The archaeological site of Shaikh Marif, located in the Shahrizor Plain ca. 500 m south of Gird Shamlu along the Wadi Shamlu, was registered by the Iraq Museum in 1943. In November 2012, the Shahrizor Survey Project additionally identified several new artificial mounds near Shaikh Marif. Among them, a cluster of two tiny mounds is called, together with Shaikh Marif itself, “Se Tapanسێ تەپان ” by the local people, and thus all three mounds were designated “Shaikh Marif”: Shaikh Marif I (the original northern mound), Shaikh Marif II (a western mound also called “Ash Shaikh Marif” by the locals), and Shaikh Marif III (an eastern mound). 
The land is seasonally cultivated today, and the water of the Darband-i Khan Dam Lake occasionally covers almost entire areas of the mounds. 
Owing to modern cultivation and the erosion by flowing water, a large amount of archaeological materials were easily observed on the surface.

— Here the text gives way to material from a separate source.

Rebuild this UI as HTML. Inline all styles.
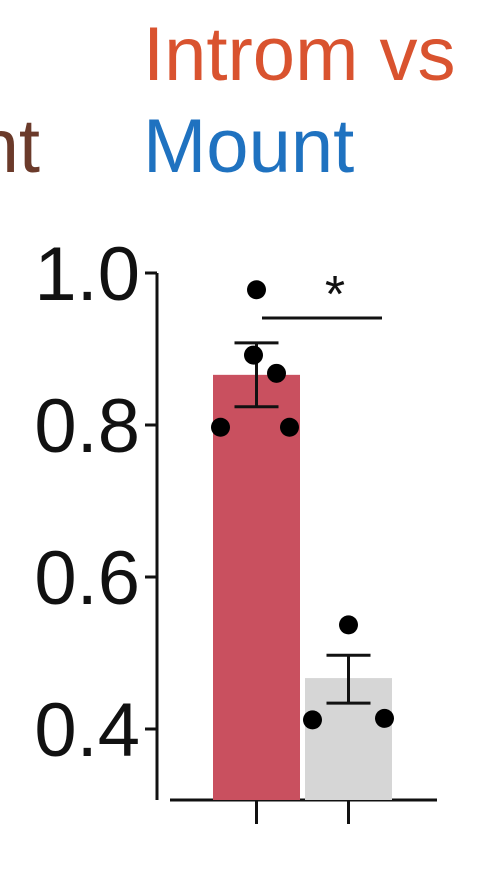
<!DOCTYPE html>
<html><head><meta charset="utf-8"><style>
html,body{margin:0;padding:0;background:#fff;}
svg{display:block;font-family:"Liberation Sans",Arial,sans-serif;}
</style></head><body>
<svg id="chart" width="498" height="884" viewBox="0 0 498 884">
<text x="143" y="80" font-size="76" fill="#d9532f">Introm vs</text>
<text x="40" y="172" font-size="76" text-anchor="end" fill="#6b3a2a">nt</text>
<text x="143" y="172" font-size="76" fill="#1f72c0">Mount</text>
<g id="plot"></g>
</svg>
<script>
const categories = ["Introm", "Mount"];
const means = [0.866, 0.467];
const errUpper = [0.908, 0.497];
const errLower = [0.824, 0.434];
const pointsA = [0.978, 0.892, 0.868, 0.797, 0.797];
const pointsB = [0.537, 0.412, 0.414];
const yTicks = [0.4, 0.6, 0.8, 1.0];
const yTickLabels = ["0.4", "0.6", "0.8", "1.0"];

const NS = "http://www.w3.org/2000/svg";
const g = document.getElementById("plot");
function y(v){ return 273 + (1 - v) * 760; }
const baseY = 800;
const barX = [213, 305], barW = 87;
const centers = barX.map(b => b + barW / 2);
function mk(tag, attrs){ const e = document.createElementNS(NS, tag); for (const k in attrs) e.setAttribute(k, attrs[k]); g.appendChild(e); return e; }

let ya = mk("line", {x1:157, y1:y(1.0), x2:157, y2:baseY, stroke:"#111", "stroke-width":3});


let xa = mk("line", {x1:170, y1:baseY, x2:437, y2:baseY, stroke:"#111", "stroke-width":3});


yTicks.forEach((t, i) => {
  let tk = mk("line", {x1:145, y1:y(t), x2:157, y2:y(t), stroke:"#111", "stroke-width":3});
  
  
  let lb = mk("text", {x:140, y:y(t) + 27, "font-size":76, "text-anchor":"end", fill:"#111"});
  lb.textContent = yTickLabels[i];
  
  
});
categories.forEach((c, i) => {
  let r = mk("rect", {x:barX[i], y:y(means[i]), width:barW, height:baseY - y(means[i]), fill: i === 0 ? "#c9505f" : "#d6d6d6"});
  
  
  let xt = mk("line", {x1:centers[i], y1:baseY, x2:centers[i], y2:baseY + 24, stroke:"#111", "stroke-width":3});
  
  
  const cx = centers[i];
  let e1 = mk("line", {x1:cx, y1:y(errUpper[i]), x2:cx, y2:y(errLower[i]), stroke:"#111", "stroke-width":3});
  
  
  [errUpper[i], errLower[i]].forEach(v => {
    let cap = mk("line", {x1:cx - 22, y1:y(v), x2:cx + 22, y2:y(v), stroke:"#111", "stroke-width":3});
    
    
  });
});
const offA = [0, -3, 20, -36, 33];
pointsA.forEach((v, i) => {
  let p = mk("circle", {cx:centers[0] + offA[i], cy:y(v), r:9.5, fill:"#000"});
  
  
});
const offB = [0, -36, 36];
pointsB.forEach((v, i) => {
  let p = mk("circle", {cx:centers[1] + offB[i], cy:y(v), r:9.5, fill:"#000"});
  
  
});
let sl = mk("line", {x1:262, y1:318, x2:382, y2:318, stroke:"#111", "stroke-width":3});


let st = mk("text", {x:335, y:312, "font-size":52, "text-anchor":"middle", fill:"#111"});
st.textContent = "*";


</script>
</body></html>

While no prehistoric material was identified at Shaikh Marif III, numerous Late Neolithic potsherds were scattered across the other two mounds as well as the materials dated to the younger periods. 
The date of these Late Neolithic sherds was estimated to be ca. 6400 6000 BC. A Japanese archaeological team (directed by Takahiro Odaka, Kanazawa University) excavated Shaikh Marif II in 2022 and revealed the Late Neolithic layers, which directly accumulated on the virgin soil. Most of the finds were dated to ca. 6100-6000 BC, although a small amount of the artefacts from the historical periods indicate human activities in the middle Medieval and the Ottoman Periods.